* _Data_
— Start —

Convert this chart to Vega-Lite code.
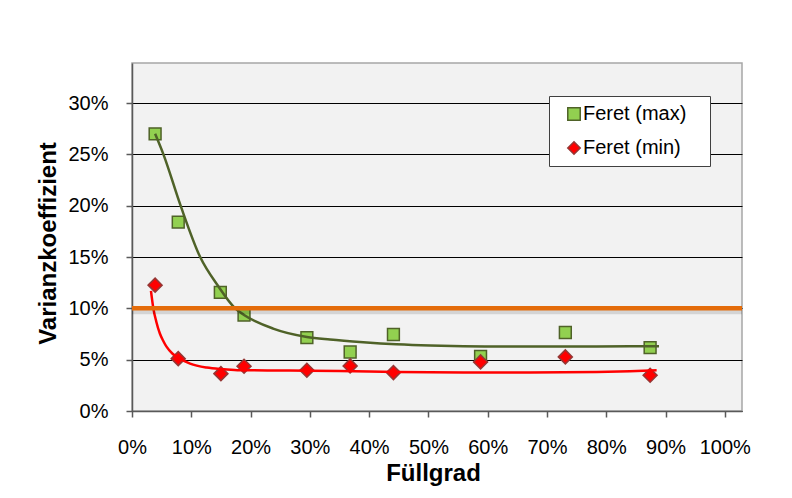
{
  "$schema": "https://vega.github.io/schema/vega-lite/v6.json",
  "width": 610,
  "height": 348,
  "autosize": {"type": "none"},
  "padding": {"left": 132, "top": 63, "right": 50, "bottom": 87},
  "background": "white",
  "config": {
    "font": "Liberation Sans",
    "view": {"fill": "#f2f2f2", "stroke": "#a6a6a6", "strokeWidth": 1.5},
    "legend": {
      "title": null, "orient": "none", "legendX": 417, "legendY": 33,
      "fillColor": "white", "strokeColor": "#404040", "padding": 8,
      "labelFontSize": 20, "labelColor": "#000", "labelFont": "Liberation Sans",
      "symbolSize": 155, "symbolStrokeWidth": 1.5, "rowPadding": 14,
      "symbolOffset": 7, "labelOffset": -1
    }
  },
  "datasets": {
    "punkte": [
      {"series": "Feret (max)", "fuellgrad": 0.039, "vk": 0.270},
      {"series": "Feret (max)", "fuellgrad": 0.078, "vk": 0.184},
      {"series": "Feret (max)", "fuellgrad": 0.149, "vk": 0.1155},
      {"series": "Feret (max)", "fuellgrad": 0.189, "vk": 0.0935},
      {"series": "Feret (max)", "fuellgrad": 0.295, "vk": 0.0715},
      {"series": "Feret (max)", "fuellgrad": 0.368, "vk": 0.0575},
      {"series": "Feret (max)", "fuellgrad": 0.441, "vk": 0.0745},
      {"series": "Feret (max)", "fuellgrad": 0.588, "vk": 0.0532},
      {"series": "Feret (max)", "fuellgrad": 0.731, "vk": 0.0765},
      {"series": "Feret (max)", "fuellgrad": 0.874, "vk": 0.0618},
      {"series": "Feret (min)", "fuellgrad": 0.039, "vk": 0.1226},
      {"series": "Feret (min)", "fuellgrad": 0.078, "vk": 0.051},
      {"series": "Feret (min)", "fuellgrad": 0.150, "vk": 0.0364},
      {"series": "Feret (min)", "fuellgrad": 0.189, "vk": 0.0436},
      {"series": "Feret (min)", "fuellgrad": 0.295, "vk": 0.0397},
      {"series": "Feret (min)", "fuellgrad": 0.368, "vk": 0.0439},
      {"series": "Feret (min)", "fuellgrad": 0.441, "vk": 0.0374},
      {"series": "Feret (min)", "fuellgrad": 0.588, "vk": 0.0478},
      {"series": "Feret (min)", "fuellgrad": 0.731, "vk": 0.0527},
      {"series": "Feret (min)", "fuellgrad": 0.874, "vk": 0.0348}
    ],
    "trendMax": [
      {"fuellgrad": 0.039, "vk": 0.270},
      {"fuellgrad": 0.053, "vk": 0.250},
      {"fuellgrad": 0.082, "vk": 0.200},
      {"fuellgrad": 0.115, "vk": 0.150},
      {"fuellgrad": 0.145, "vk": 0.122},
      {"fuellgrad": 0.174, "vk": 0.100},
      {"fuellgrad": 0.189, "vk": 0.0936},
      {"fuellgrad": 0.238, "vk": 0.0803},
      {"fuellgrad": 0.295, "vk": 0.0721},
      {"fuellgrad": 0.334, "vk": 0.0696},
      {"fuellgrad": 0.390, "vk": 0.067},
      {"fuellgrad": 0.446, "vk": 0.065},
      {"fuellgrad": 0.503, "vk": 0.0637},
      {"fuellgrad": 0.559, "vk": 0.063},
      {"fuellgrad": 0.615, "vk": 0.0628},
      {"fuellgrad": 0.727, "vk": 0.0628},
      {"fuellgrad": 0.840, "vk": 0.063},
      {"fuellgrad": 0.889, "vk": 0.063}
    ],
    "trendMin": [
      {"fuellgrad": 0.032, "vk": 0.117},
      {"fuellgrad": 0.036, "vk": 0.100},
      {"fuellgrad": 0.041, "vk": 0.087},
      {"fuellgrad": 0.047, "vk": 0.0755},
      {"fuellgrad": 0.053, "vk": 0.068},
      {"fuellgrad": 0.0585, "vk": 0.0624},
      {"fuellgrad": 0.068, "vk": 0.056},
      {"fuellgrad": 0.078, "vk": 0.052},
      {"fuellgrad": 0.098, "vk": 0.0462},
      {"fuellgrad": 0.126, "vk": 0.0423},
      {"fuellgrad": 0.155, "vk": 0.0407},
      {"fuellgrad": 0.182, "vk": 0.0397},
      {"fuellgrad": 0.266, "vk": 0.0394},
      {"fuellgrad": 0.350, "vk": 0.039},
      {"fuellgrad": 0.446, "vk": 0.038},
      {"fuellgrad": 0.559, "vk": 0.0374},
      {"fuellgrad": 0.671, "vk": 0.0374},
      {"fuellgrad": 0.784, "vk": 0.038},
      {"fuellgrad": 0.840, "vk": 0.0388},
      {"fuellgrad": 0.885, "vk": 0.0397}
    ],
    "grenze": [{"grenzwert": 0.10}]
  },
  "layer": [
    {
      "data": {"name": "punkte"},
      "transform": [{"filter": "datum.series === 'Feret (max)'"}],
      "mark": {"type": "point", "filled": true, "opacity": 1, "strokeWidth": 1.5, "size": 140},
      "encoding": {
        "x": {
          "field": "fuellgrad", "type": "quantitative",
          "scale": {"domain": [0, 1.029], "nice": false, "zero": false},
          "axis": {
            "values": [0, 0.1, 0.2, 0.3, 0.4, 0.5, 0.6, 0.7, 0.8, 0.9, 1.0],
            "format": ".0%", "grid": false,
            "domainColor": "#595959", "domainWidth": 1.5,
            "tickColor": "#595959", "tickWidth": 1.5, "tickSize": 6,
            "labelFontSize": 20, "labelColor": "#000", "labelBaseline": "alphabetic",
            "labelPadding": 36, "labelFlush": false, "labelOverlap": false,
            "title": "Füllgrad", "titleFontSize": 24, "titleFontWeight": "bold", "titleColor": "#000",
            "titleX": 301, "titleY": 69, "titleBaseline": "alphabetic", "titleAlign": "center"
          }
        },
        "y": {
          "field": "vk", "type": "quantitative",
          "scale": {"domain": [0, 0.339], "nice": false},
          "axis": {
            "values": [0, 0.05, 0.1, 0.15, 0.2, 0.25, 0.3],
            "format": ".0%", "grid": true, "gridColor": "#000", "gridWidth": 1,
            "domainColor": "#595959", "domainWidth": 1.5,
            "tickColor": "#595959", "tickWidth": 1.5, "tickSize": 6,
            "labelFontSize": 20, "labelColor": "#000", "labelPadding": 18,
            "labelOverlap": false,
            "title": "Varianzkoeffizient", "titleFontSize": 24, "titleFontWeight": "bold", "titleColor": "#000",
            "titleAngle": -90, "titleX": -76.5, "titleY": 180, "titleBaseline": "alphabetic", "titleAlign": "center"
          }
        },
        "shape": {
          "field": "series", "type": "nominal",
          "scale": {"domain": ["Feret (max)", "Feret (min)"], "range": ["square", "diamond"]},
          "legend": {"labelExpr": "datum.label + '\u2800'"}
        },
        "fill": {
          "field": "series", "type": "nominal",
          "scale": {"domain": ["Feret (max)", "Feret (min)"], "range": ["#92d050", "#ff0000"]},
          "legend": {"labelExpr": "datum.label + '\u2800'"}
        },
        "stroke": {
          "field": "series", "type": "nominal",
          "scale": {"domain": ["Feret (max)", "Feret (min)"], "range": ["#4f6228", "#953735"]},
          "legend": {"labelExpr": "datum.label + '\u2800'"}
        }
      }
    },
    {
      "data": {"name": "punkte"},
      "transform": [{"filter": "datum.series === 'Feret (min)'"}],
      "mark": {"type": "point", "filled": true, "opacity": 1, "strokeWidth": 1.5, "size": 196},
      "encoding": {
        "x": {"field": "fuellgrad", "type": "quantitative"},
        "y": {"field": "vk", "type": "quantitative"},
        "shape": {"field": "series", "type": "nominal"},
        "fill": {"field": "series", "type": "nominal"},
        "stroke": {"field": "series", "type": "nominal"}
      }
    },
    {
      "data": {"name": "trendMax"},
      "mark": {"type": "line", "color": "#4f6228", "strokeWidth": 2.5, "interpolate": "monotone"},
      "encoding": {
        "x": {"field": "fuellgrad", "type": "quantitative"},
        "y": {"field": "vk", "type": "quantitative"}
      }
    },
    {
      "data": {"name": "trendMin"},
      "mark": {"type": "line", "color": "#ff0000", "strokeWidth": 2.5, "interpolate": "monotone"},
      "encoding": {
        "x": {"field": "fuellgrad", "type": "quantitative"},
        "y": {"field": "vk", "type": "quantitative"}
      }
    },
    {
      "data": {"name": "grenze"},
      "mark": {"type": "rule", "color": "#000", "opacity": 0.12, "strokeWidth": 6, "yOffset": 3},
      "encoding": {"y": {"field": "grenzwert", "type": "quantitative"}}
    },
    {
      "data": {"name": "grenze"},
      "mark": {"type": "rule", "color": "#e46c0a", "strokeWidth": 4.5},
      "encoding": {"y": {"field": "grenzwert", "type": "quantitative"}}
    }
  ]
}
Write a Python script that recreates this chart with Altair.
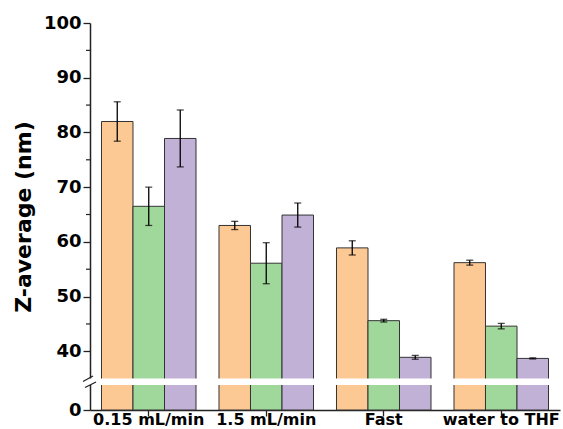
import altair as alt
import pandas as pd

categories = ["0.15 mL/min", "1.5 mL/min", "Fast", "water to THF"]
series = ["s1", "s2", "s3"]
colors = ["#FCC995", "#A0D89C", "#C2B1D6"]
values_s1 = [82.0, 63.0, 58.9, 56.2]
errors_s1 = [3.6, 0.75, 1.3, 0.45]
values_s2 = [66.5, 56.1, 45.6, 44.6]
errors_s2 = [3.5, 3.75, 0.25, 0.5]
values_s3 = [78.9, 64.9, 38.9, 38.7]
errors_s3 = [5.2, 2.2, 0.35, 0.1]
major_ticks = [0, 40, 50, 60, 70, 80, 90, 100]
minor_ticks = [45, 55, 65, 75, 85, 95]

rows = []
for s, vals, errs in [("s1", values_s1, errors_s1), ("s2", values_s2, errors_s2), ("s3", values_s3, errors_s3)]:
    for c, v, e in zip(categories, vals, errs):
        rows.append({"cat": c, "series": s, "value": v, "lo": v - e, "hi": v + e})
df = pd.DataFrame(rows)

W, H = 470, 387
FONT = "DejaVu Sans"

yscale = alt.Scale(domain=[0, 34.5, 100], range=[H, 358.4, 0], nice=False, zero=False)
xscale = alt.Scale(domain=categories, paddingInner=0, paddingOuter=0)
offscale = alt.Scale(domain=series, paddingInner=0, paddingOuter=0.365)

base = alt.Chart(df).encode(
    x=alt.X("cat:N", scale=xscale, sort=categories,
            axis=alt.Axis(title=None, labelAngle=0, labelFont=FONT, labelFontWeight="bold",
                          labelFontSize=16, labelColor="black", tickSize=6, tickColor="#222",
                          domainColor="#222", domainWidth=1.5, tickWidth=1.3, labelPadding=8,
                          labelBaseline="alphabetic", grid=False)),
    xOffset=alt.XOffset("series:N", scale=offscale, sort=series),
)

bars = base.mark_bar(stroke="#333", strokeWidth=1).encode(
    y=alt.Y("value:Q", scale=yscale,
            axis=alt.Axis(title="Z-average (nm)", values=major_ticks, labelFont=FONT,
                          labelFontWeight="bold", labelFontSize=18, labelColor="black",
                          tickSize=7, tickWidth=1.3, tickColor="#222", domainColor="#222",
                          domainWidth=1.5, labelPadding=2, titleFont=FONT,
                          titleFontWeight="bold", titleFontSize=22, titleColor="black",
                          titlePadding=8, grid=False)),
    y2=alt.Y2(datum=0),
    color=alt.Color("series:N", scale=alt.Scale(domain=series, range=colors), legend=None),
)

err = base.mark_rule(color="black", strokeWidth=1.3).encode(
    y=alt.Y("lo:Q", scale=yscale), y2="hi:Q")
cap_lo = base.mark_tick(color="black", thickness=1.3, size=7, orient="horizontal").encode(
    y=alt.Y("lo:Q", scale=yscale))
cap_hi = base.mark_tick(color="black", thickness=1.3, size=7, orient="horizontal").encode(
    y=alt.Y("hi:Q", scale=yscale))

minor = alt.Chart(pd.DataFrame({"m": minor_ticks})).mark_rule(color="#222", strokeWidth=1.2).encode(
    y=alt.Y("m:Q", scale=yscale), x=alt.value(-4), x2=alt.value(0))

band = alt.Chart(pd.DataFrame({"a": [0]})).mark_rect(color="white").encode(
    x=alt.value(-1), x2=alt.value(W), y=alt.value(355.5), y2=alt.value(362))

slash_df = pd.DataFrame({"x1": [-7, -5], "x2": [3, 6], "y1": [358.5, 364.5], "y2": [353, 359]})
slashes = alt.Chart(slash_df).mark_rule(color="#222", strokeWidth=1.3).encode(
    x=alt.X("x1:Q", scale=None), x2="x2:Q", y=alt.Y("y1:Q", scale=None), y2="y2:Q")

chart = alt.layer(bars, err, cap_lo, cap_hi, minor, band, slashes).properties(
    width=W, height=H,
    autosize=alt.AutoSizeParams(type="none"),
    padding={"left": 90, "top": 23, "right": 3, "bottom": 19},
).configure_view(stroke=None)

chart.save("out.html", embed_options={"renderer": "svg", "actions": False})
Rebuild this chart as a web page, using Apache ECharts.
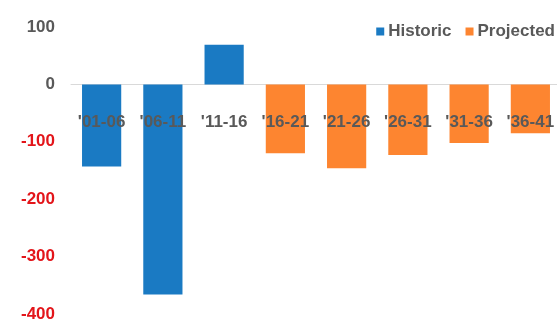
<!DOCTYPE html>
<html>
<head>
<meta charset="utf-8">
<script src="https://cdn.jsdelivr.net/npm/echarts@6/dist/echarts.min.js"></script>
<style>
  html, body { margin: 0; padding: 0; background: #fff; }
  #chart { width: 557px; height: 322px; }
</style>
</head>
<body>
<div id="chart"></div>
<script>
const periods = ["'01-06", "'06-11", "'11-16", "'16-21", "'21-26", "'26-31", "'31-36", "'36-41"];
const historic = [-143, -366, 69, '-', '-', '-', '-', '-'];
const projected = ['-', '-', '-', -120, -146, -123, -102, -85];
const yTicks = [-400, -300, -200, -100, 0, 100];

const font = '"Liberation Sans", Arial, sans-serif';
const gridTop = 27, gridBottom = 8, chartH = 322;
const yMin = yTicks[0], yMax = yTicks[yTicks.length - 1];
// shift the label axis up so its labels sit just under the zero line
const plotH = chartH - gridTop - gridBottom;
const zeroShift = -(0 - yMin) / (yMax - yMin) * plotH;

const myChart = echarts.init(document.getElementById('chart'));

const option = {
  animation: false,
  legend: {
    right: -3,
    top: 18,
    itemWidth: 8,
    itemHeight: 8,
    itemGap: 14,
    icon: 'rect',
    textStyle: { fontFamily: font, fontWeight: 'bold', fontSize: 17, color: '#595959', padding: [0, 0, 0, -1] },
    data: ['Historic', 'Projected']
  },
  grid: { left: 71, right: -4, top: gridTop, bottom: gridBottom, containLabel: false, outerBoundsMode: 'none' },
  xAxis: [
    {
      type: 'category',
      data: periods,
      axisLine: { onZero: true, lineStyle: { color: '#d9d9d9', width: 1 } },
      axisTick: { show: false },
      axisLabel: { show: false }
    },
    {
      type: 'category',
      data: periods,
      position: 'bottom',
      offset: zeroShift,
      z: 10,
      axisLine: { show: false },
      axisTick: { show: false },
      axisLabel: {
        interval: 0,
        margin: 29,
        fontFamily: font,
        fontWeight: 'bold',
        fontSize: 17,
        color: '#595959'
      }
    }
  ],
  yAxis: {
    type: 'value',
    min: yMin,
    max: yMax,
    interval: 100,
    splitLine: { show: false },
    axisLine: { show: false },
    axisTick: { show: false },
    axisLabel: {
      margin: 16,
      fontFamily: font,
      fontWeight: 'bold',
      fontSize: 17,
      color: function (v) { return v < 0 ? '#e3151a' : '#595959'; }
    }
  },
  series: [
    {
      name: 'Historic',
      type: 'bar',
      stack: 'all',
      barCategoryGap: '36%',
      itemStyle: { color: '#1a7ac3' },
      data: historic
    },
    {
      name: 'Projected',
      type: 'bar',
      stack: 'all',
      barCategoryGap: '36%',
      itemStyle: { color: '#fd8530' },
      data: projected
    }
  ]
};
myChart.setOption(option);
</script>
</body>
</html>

— End —

* _Problem requirements_
Set down, without pictures, the lines between the line holding "Write a Python" and the line holding "import pandas as pd", both inclusive.

* _The output_
Write a Python script that recreates this chart with Altair.
import altair as alt
import pandas as pd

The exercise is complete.